Hang Lung Properties has deployed such technology at one of its shopping malls in northeast China, and last year achieved a 24 per cent reduction in electricity usage intensity, a measure of electricity use per unit of area.
Sun Hung Kai Properties’ digitally enabled systems control efficient combinations of chillers and pumps that automatically match a building’s summer electricity demand while saving energy, a spokeswoman said.
Shopping centre owner Link Reit said it has an energy management team that works with on-site staff to adjust its properties’ air-conditioning temperature in accordance with the Hong Kong Observatory’s weather forecast to facilitate energy savings.
Swire Properties said it has implemented different control strategies, such as raising the temperature of the chilled water in its air-conditioning systems to reduce energy use. Digital panels in the lobbies of office buildings display indoor temperatures to raise tenant awareness, a spokeswoman said.

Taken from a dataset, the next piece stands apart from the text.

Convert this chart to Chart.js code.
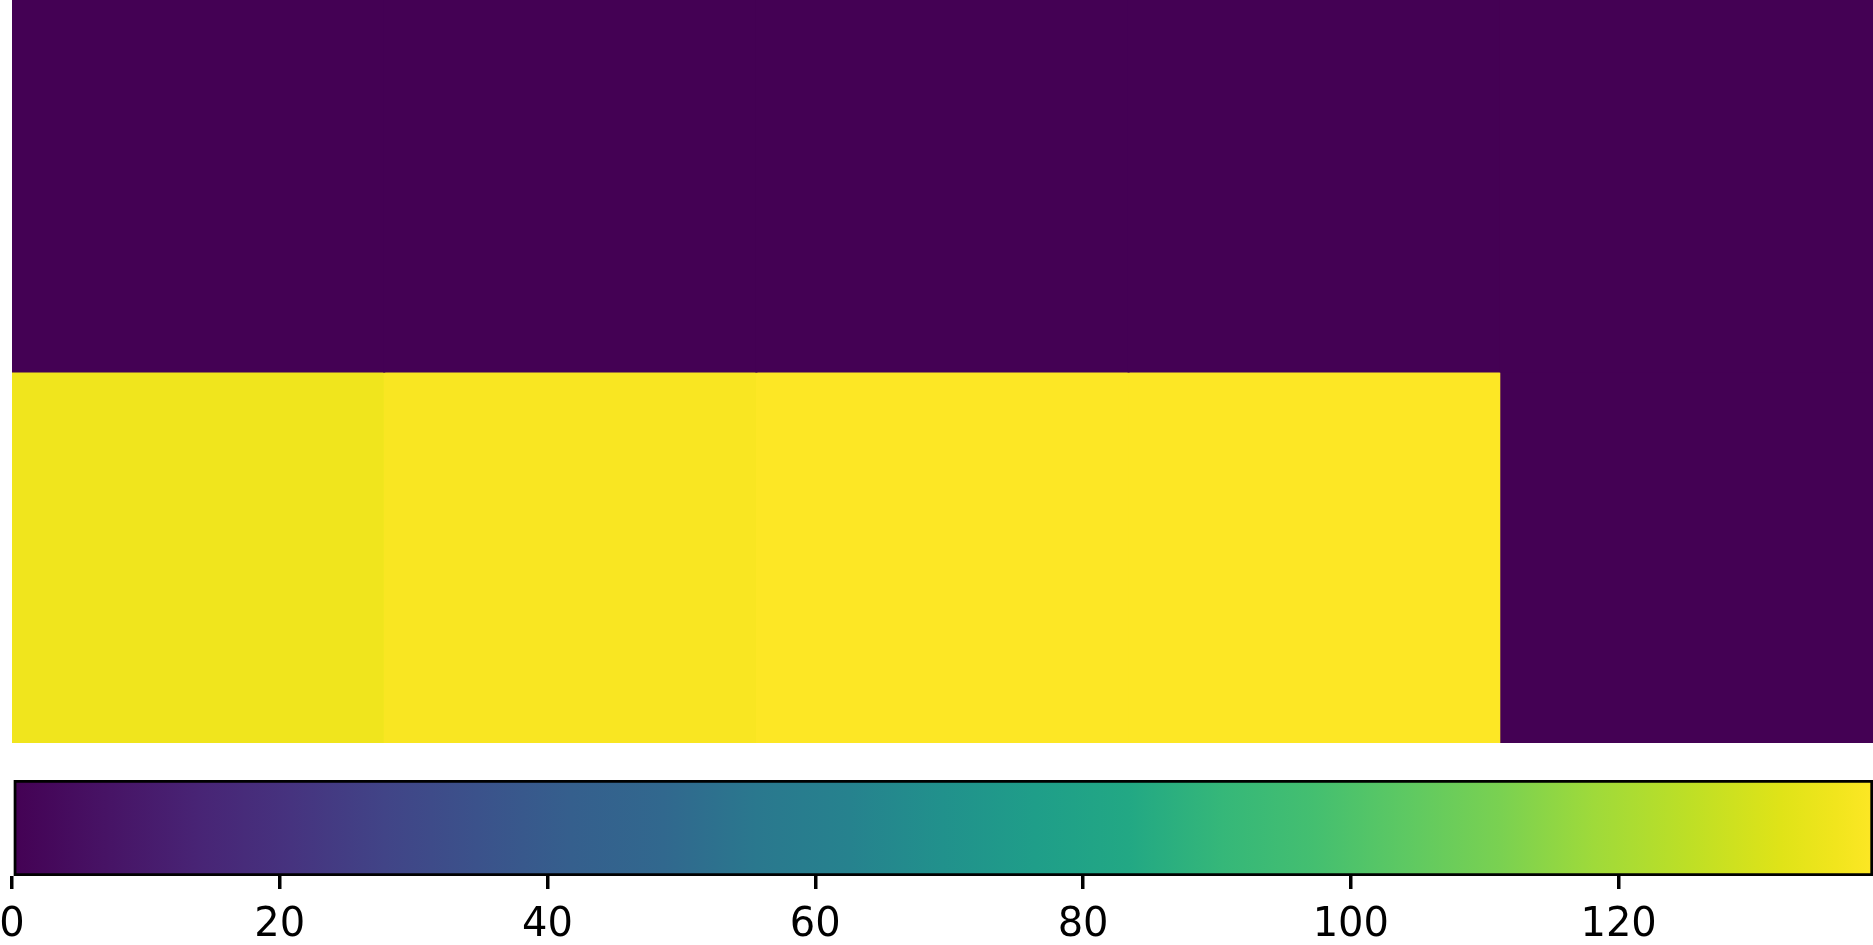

The Hong Kong government sees raising existing buildings’ energy efficiency, encouraging green features in new buildings and promoting a low-carbon lifestyle are among the plan’s four main decarbonisation strategies to achieve carbon neutrality by 2050.
The government has set goals to reduce the electricity consumption of commercial buildings by 30 to 40 per cent and that of residential buildings by 20-30 per cent from the 2015 level by 2050, and to achieve half of the above targets by 2035.
In mainland China, the government initiated an energy efficiency drive in September 2006, a year after the nation endured three years of power shortage.
The State Council ordered that all government, community and commercial buildings must not set thermostats lower than 26 degrees in the summer or over 20 degrees in the winter.